Ron and Dorinda would make it. Thirty years on, most of us did—still willing to embrace hopeful aspirations, but wiser, perhaps a bit more cynical, maybe not any more convinced that there are answers to the problems taken up by people like Bob Geldof, or to the kind of endlessly recurring world tragedies that inspired Live Aid.
But maybe that’s Live Aid’s final lesson, after all: When people need help, and when the suffering need solace, it never hurts to try—or to have fun while you’re trying.
No time for idolatry at Live Aid
Legendary Delaware photojournalist Fred Comegys, who spent 52 years with The Wilmington News Journal shooting politicians, criminals, sports and entertainment figures, as well as everyday people, is typically blasé about his moment at the feet (sometimes literally) of rock’s superstars at Live Aid. The memories that linger are of the heat and the sense of urgency—his time at the stage was limited, and his shots had to be ready for the presses long before Live Aid’s day was done.

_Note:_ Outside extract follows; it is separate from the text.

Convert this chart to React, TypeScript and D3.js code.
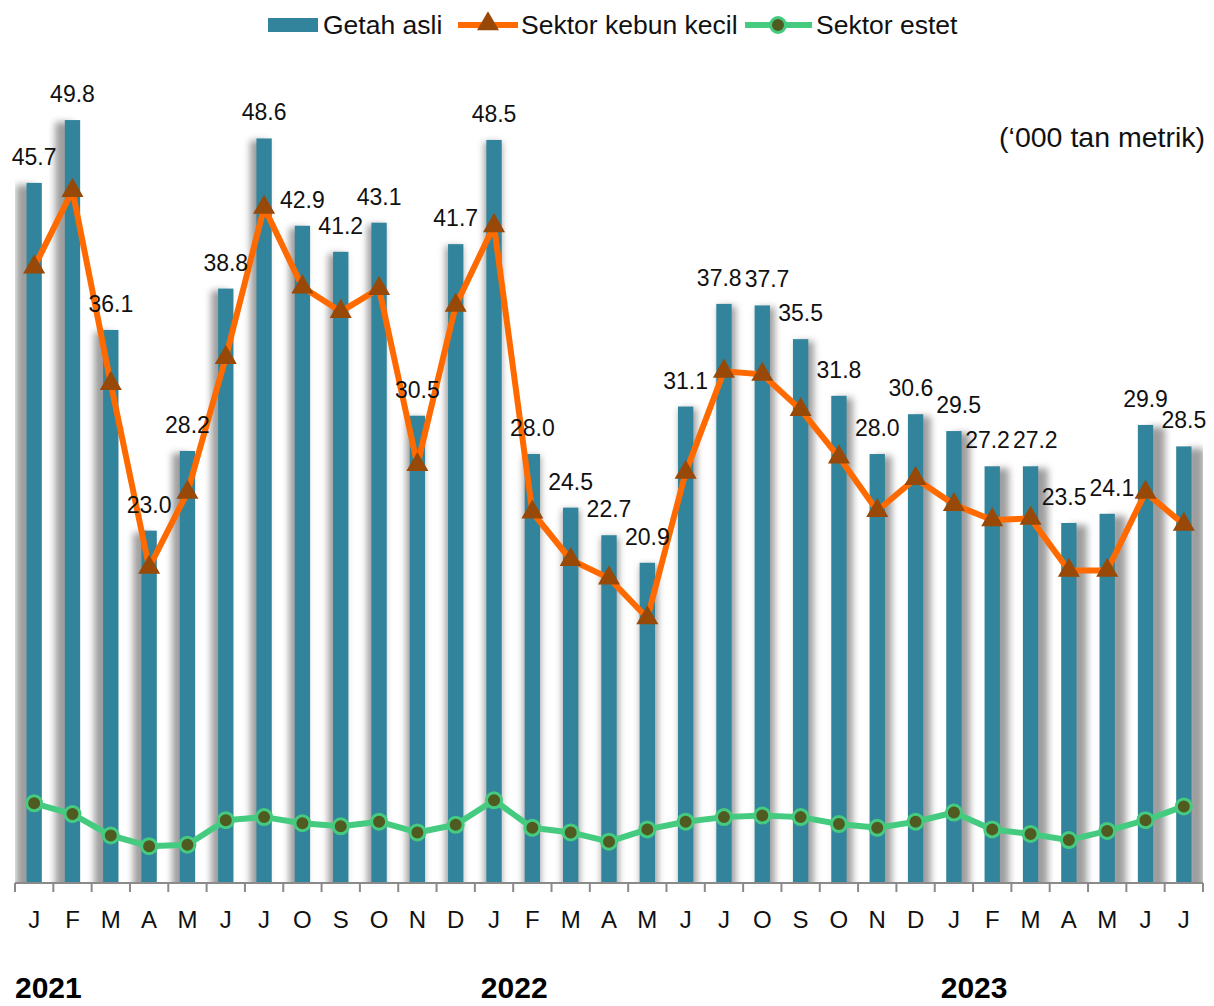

“I was always too worried about getting the pictures I needed to idolize anybody,” he says, recalling the tight turn-around time photographers operated under in the film camera days. “It was like Christmas, opening presents: ‘What am I going to get?’”
He would end up “getting” Madonna, George Thorogood with Bo Diddley, Ozzy Osbourne, Simple Minds, and a chaotic, crazy crowd.
“I just remember it being hot and quick,” says Comegys, now 73 and as full of fire as ever. “Christ, it took forever to print that [stuff]. Not like today, when you see it automatically. You didn’t know what you had until you saw it. Back then that was what separated the men from the boys.”